A company on Mount Desert Island that has gone to court to claim a sunken ship is trying to track down a company that insured the vessel shortly before it sank in Somes Sound more than 130 years ago.
If JJM LLC can track down the company, or its corporate successor, that insured the cargo schooner before it sank, it may be able to demonstrate that the ship was not legally abandoned.
The state has countered JJM’s claim by saying that it should rightfully inherit ownership of the shipwreck, which it can only do if the ship has been legally abandoned and is either embedded in state land at the bottom of a lake or the ocean, or if it rests on those submerged lands and is eligible for listing in the National Register of Historic Places, according to documents filed in federal court.
The salvage firm filed suit against the National Park Service in September after the service determined the shipwreck is eligible for listing in the National Register.
Information about the company’s efforts, and about the location and current state of the sunken ship, is contained in multiple documents that were uploaded last week to the federal courts’ publicly accessible online document database.
The ship, which is named Delhi but is sometimes referred to as Delphini in historical records, sank in Somes Sound in April 1893 after it was loaded with 32,000 granite paving stones in Hall Quarry, a village on the western shore of the fjord that nearly divides MDI in two, the documents indicate.
One of the records is an excerpt from a 1978 book — titled ‘Hall Quarry: The Little Town That Wasn’t There’ — cited by JJM in court filings. The excerpt describes how the loaded ship set sail, but on its way out of the sound struck a “big ice cake” floating in the water. The impact pushed in a rotten porthole, causing water to flow in and sink the ship, according to the book.
“Everything was lost,” the authors wrote. “The people got out; that’s all — everything went down.”
The ship is partially submerged in sediment at a depth of 120 feet and roughly 500 feet from shore at the bottom of the sound, according to court documents. Papers filed earlier in the case indicated the wreck was located “within six nautical miles of Bar Harbor.”
Some of the documents in the case have been sealed — the name of the vessel was not disclosed for months — and JJM representatives have said they want to keep the exact location of the ship confidential to prevent others from visiting the site.
The potential financial value of the ship’s contents has not been identified in court documents, but representatives of JJM and state and federal officials have said there also is some historic interest in the ship and its contents.
“There’s strong interest among historians and museums to preserve these items,” Benjamin Ford, JJM’s attorney, wrote in an August email to officials with an insurance company that may have inherited a loss claim from the ship’s original insurer.
The ship’s eligibility for listing in the National Register makes JJM’s claim “more challenging,” Ford wrote. The intervention of an insurer who could file a legal claim to recover the loss from 1893 would give JJM a “stronger argument” that the wreck was never fully abandoned.

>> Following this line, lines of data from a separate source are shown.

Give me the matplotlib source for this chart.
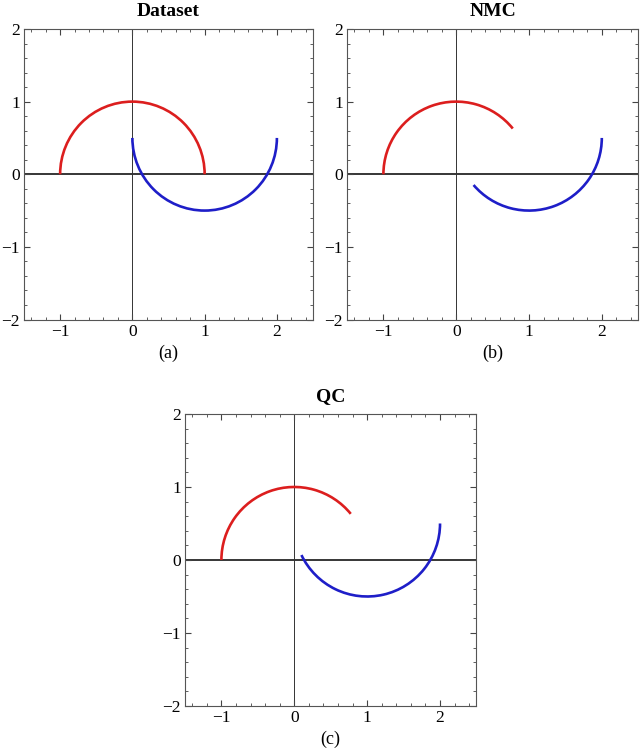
import matplotlib
matplotlib.use("Agg")
import matplotlib.pyplot as plt
from matplotlib.patches import Arc
from matplotlib.ticker import MultipleLocator

# Panel titles and sub-labels
titles = ["Dataset", "NMC", "QC"]
sublabels = ["(a)", "(b)", "(c)"]

# Moon arcs: centre, radius, start/end angle (degrees)
red_center = (0.0, 0.0)
blue_center = (1.0, 0.5)
radius = 1.0
red_theta = [(0.0, 180.0), (39.0, 180.0), (39.2, 180.0)]
blue_theta = [(180.0, 360.0), (220.4, 360.0), (205.6, 360.0)]

xlim = (-1.5, 2.5)
ylim = (-2.0, 2.0)
xticks = [-1, 0, 1, 2]
yticks = [-2, -1, 0, 1, 2]

red = "#dc1e1e"
blue = "#1e1ec8"

plt.rcParams["font.family"] = ["Liberation Serif", "DejaVu Serif"]

fig = plt.figure(figsize=(6.4, 7.49), dpi=100)
positions = [
    [0.0375, 0.5734, 0.4516, 0.3879],
    [0.5422, 0.5734, 0.4550, 0.3879],
    [0.2890, 0.0574, 0.4555, 0.3899],
]

for i, pos in enumerate(positions):
    ax = fig.add_axes(pos)
    ax.set_xlim(*xlim)
    ax.set_ylim(*ylim)
    ax.axhline(0, color="black", lw=1.1, zorder=1)
    ax.axvline(0, color="#333333", lw=0.7, zorder=1)
    t1, t2 = red_theta[i]
    ax.add_patch(Arc(red_center, 2 * radius, 2 * radius, theta1=t1, theta2=t2,
                     color=red, lw=1.9, zorder=3))
    t1, t2 = blue_theta[i]
    ax.add_patch(Arc(blue_center, 2 * radius, 2 * radius, theta1=t1, theta2=t2,
                     color=blue, lw=1.9, zorder=3))
    ax.set_xticks(xticks)
    ax.set_yticks(yticks)
    ax.xaxis.set_minor_locator(MultipleLocator(0.2))
    ax.yaxis.set_minor_locator(MultipleLocator(0.2))
    ax.tick_params(which="both", direction="in", top=True, right=True,
                   color="#444444", labelsize=12.5)
    ax.tick_params(which="major", length=4, width=0.8, pad=3)
    ax.tick_params(which="minor", length=2, width=0.6)
    for sp in ax.spines.values():
        sp.set_color("#555555")
        sp.set_linewidth(0.8)
    ax.set_title(titles[i], fontsize=14, fontweight="bold", pad=9)
    ax.text(0.5, -0.115, sublabels[i], transform=ax.transAxes,
            ha="center", va="center", fontsize=13)

fig.savefig("out.png", dpi=100)
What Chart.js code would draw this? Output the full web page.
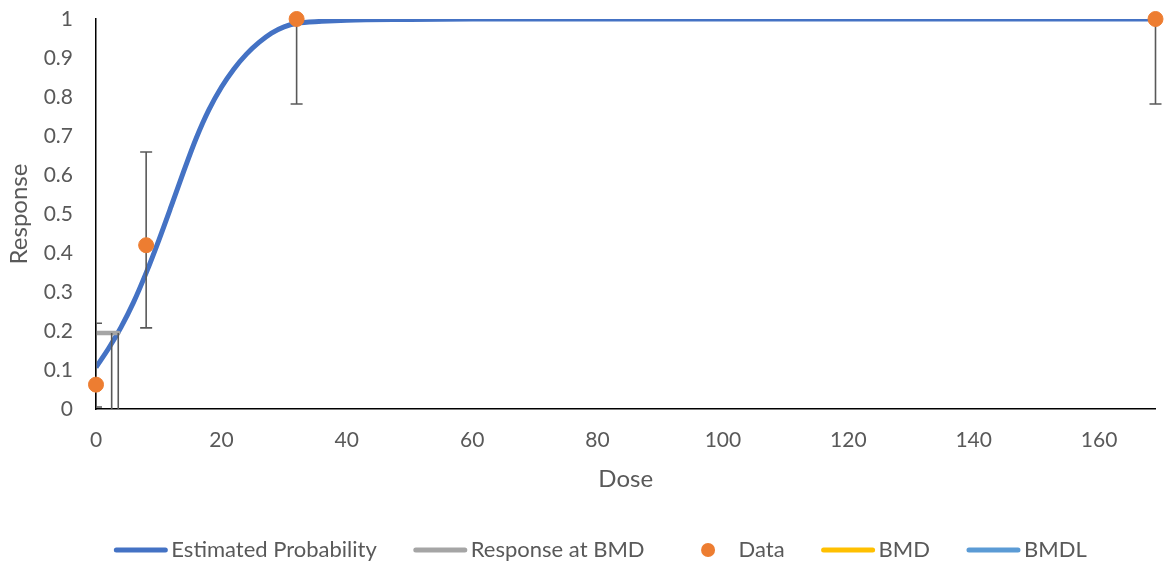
<!DOCTYPE html>
<html>
<head>
<meta charset="utf-8">
<script src="https://cdn.jsdelivr.net/npm/chart.js@4.4.1/dist/chart.umd.min.js"></script>
<style>
  html, body { margin: 0; padding: 0; background: #ffffff; }
  canvas { display: block; }
</style>
</head>
<body>
<canvas id="chart" width="1164" height="562"></canvas>
<script>
// Observed dose groups with response fraction and confidence limits
const doses = [0, 8, 32, 169];
const observed = [0.0625, 0.42, 1, 1];
const ciLower = [0.005, 0.208, 0.782, 0.782];
const ciUpper = [0.22, 0.659, 1, 1];

// Fitted dose-response curve (estimated probability)
const curveDoses = [0, 2, 4, 6, 8, 10, 12, 14, 16, 18, 20, 22, 24, 26, 28, 30, 32, 36, 40, 50, 60, 169];
const curveProb  = [0.107, 0.155, 0.21, 0.274, 0.349, 0.432, 0.52, 0.61, 0.695, 0.767, 0.825, 0.872,
                    0.91, 0.94, 0.964, 0.98, 0.989, 0.994, 0.997, 0.999, 1, 1];

// Benchmark dose results
const bmd = 3.55;
const bmdl = 2.5;
const bmdResponse = 0.195;

// Axis ticks
const xTickValues = [0, 20, 40, 60, 80, 100, 120, 140, 160];
const xTickLabels = ['0', '20', '40', '60', '80', '100', '120', '140', '160'];
const yTickValues = [0, 0.1, 0.2, 0.3, 0.4, 0.5, 0.6, 0.7, 0.8, 0.9, 1];
const yTickLabels = ['0', '0.1', '0.2', '0.3', '0.4', '0.5', '0.6', '0.7', '0.8', '0.9', '1'];

// Legend
const legendLabels = ['Estimated Probability', 'Response at BMD', 'Data', 'BMD', 'BMDL'];
const legendColors = ['#4472C4', '#A5A5A5', '#ED7D31', '#FFC000', '#5B9BD5'];
const legendKinds  = ['line', 'line', 'dot', 'line', 'line'];

const FONT = "Lato, 'Open Sans', 'Liberation Sans', sans-serif";
const TEXT = '#595959';
const DATA_INDEX = 2;

const errorBarPlugin = {
  id: 'errorBars',
  beforeDatasetDraw(chart, args) {
    if (args.index !== DATA_INDEX) return;
    const { ctx, scales: { x, y }, chartArea } = chart;
    ctx.save();
    ctx.beginPath();
    ctx.rect(chartArea.left, 0, chart.width - chartArea.left, chart.height);
    ctx.clip();
    ctx.strokeStyle = TEXT;
    ctx.lineWidth = 1.6;
    const cap = 6;
    doses.forEach((d, i) => {
      const px = x.getPixelForValue(d);
      const lo = y.getPixelForValue(ciLower[i]);
      const hi = y.getPixelForValue(ciUpper[i]);
      ctx.beginPath();
      ctx.moveTo(px, lo); ctx.lineTo(px, hi);
      ctx.moveTo(px - cap, lo); ctx.lineTo(px + cap, lo);
      ctx.moveTo(px - cap, hi); ctx.lineTo(px + cap, hi);
      ctx.stroke();
    });
    ctx.restore();
  }
};

const legendPlugin = {
  id: 'bottomLegend',
  afterDraw(chart) {
    const ctx = chart.ctx;
    ctx.save();
    ctx.font = `22px ${FONT}`;
    const sym = 55, gap = 3, spacing = 36, cy = 550, center = 600;
    const widths = legendLabels.map(t => ctx.measureText(t).width);
    const total = widths.reduce((a, w) => a + sym + gap + w, 0) + spacing * (legendLabels.length - 1);
    let x = center - total / 2;
    ctx.textBaseline = 'middle';
    ctx.textAlign = 'left';
    legendLabels.forEach((label, i) => {
      if (legendKinds[i] === 'line') {
        ctx.strokeStyle = legendColors[i];
        ctx.lineWidth = 5;
        ctx.lineCap = 'round';
        ctx.beginPath();
        ctx.moveTo(x + 3, cy); ctx.lineTo(x + sym - 3, cy);
        ctx.stroke();
      } else {
        ctx.fillStyle = legendColors[i];
        ctx.beginPath();
        ctx.arc(x + sym / 2, cy, 7, 0, Math.PI * 2);
        ctx.fill();
      }
      ctx.fillStyle = TEXT;
      ctx.fillText(label, x + sym + gap, cy);
      x += sym + gap + widths[i] + spacing;
    });
    ctx.restore();
  }
};

new Chart(document.getElementById('chart'), {
  type: 'scatter',
  data: {
    datasets: [
      {
        label: legendLabels[0],
        type: 'line',
        data: curveDoses.map((d, i) => ({ x: d, y: curveProb[i] })),
        borderColor: legendColors[0],
        borderWidth: 5,
        pointRadius: 0,
        cubicInterpolationMode: 'monotone',
        fill: false,
        order: 5
      },
      {
        label: legendLabels[1],
        type: 'line',
        data: [{ x: 0, y: bmdResponse }, { x: bmd, y: bmdResponse }],
        borderColor: legendColors[1],
        borderWidth: 4.5,
        borderCapStyle: 'round',
        pointRadius: 0,
        order: 4
      },
      {
        label: legendLabels[2],
        data: doses.map((d, i) => ({ x: d, y: observed[i] })),
        backgroundColor: legendColors[2],
        borderColor: legendColors[2],
        pointRadius: 7.5,
        pointHoverRadius: 7.5,
        showLine: false,
        clip: false,
        order: 3
      },
      {
        label: legendLabels[3],
        type: 'line',
        data: [{ x: bmd, y: 0 }, { x: bmd, y: bmdResponse }],
        borderColor: TEXT,
        borderWidth: 1.6,
        pointRadius: 0,
        order: 2
      },
      {
        label: legendLabels[4],
        type: 'line',
        data: [{ x: bmdl, y: 0 }, { x: bmdl, y: bmdResponse }],
        borderColor: TEXT,
        borderWidth: 1.6,
        pointRadius: 0,
        order: 1
      }
    ]
  },
  options: {
    responsive: false,
    animation: false,
    devicePixelRatio: 1,
    layout: { padding: { left: 0, right: 5, top: 19, bottom: 62 } },
    plugins: {
      legend: { display: false },
      tooltip: { enabled: false }
    },
    scales: {
      x: {
        type: 'linear',
        min: 0,
        max: 169,
        afterBuildTicks: s => { s.ticks = xTickValues.map(v => ({ value: v })); },
        afterFit: s => { s.height = 91; s.paddingLeft = 0; s.paddingRight = 0; },
        grid: { display: false, drawTicks: false },
        border: { display: true, color: '#000000', width: 1.5 },
        ticks: {
          padding: 19,
          color: TEXT,
          font: { family: FONT, size: 21 },
          maxRotation: 0,
          callback: v => xTickLabels[xTickValues.indexOf(v)] ?? ''
        },
        title: {
          display: true,
          text: 'Dose',
          color: TEXT,
          font: { family: FONT, size: 24 },
          padding: { top: 0, bottom: 6 }
        }
      },
      y: {
        type: 'linear',
        min: 0,
        max: 1,
        afterBuildTicks: s => { s.ticks = yTickValues.map(v => ({ value: v })); },
        afterFit: s => { s.width = 96; s.paddingTop = 0; s.paddingBottom = 0; },
        grid: { display: false, drawTicks: false },
        border: { display: true, color: '#000000', width: 1.5 },
        ticks: {
          padding: 23,
          color: TEXT,
          font: { family: FONT, size: 21 },
          callback: v => yTickLabels[yTickValues.indexOf(v)] ?? ''
        },
        title: {
          display: true,
          text: 'Response',
          color: TEXT,
          font: { family: FONT, size: 24 },
          padding: { top: 5, bottom: 0 }
        }
      }
    }
  },
  plugins: [errorBarPlugin, legendPlugin]
});
</script>
</body>
</html>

“Our client wants both to preserve the artifacts and recover the granite pavers,” Ford wrote in the email, a copy of which is included in court documents. “The plan would be to sell the pavers to cover preservation costs.”
Ford did not return a message seeking comment about his efforts to find a corporate successor to the potential 19th-century insurance claim on the sunken ship.
The insurance company that Ford contacted, however, later told state officials that it “‘has no insurance policies or records of documents related to Delhi as referenced in your subpoena,’ and has not filed a claim or otherwise moved to intervene,” according to court documents filed Friday by the state attorney general’s office.
The wrecked ship and its sunken cargo were abandoned, and therefore are subject to the federal Abandoned Ship Act, because there was no financial incentive for the owners at the time to try to salvage them, the state argued. And because much of the ship itself, as well as the pavers it carried, are embedded in the state’s submerged lands, the wreck should be listed in the National Register and designated the property of the state, the AG’s office wrote.
The state has filed a motion of summary judgment, asking the federal court to rule in its favor. JJM’s responses to the state’s motion are due on Dec. 12.